Beyond Borders (Editor's Window)31 Jan, 2008 By: Amy Stankiewicz
An innovative science and technology program taking place in Brazil might help us think about the U.S. education system innew ways.
The February 2008 issue of Scientific American outlines a remarkable initiative that's taking place in Brazil to empower citizens to become part of that country's growing prosperity. Less than 25 years after emerging from a military dictatorship, the country is in the process of implementing a nationwide education program designed to put even the most impoverished communities in touch with advancements in science and technology.
According to the article, the Brazilian Plan for the Development of Education (PDE) involves creating a network of world-class institutions that are dedicated to teaching science and technology to students nationwide while improving local infrastructure and, ultimately, the Brazilian economy. In partnership with the Brazilian government, the Edmond and Lily Safra International Institute of Neuroscience of Natal — a research institute founded by Brazilian scientists in 2003 — already has established the Natal Campus of the Brain, which is giving hundreds of children who are enrolled in one of the poorest school districts in Brazil access to cutting-edge science and technology resources.
I can only skim the surface of this amazing effort in the limited space I have here, but suffice it to say that the program has gotten me thinking about science and technology education in the United States. Of course, our economy and political history are quite different from Brazil's, but the goal of putting people who normally would never have the chance to experience the power of science in touch with world-class research and education is one that all countries should embrace.
In the United States, we continue to grapple with the issue of declining enrollment in both high school and college science and technology programs, as well as ever-smaller numbers of students graduating with engineering degrees. What can we do to change this? For starters, I can't help but think what might be accomplished were we to find new and creative ways to bring all the advancements and opportunities found within industry more directly in line with our education system.
In the U.S. CAD industry, many companies already have successfully implemented their respective technologies in high school and college curricula. Thus far, however, many efforts to bring industry-driven technology into the classroom have come from isolated instances of one company approaching one university program with offers of free software and accompanying training materials.

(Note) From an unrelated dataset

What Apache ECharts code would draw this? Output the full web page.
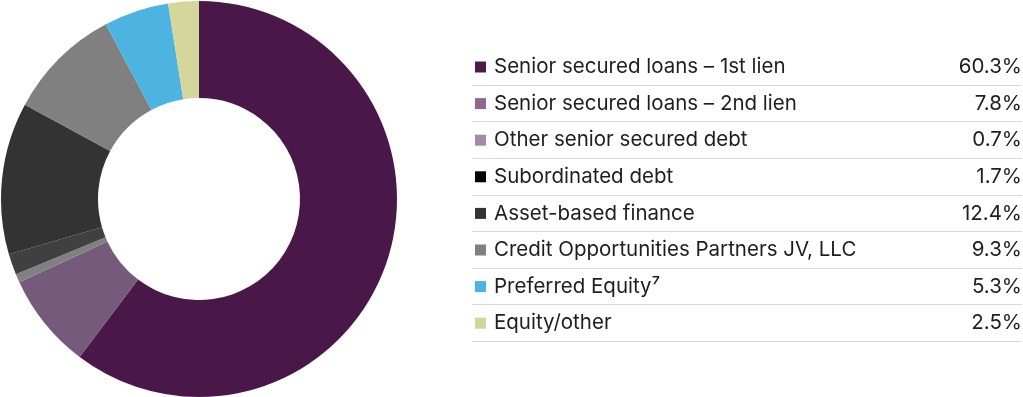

Not all efforts have followed this practice, of course, but many have. What might happen if these same companies were to come together with the common goal of sparking more interest and opportunity in science and technology education nationwide? If you ask me, it's not too far-fetched to think that even companies that directly compete with one another could actually join forces on a grand scale to better educate this country's youth.
Of course, I haven't fleshed this idea out any more than to think about the potential that could come from industry taking a more active, collaborative role in education. I'm sure the possible ways to realize such a vision are endless. The program that's currently underway in Brazil should serve as an inspiration to those who, like me, are interested in advancing science and technology education in this country. Can we take any of the lessons learned in Brazil and apply them to our own challenges of preparing tomorrow's workforce? It's worth a thought.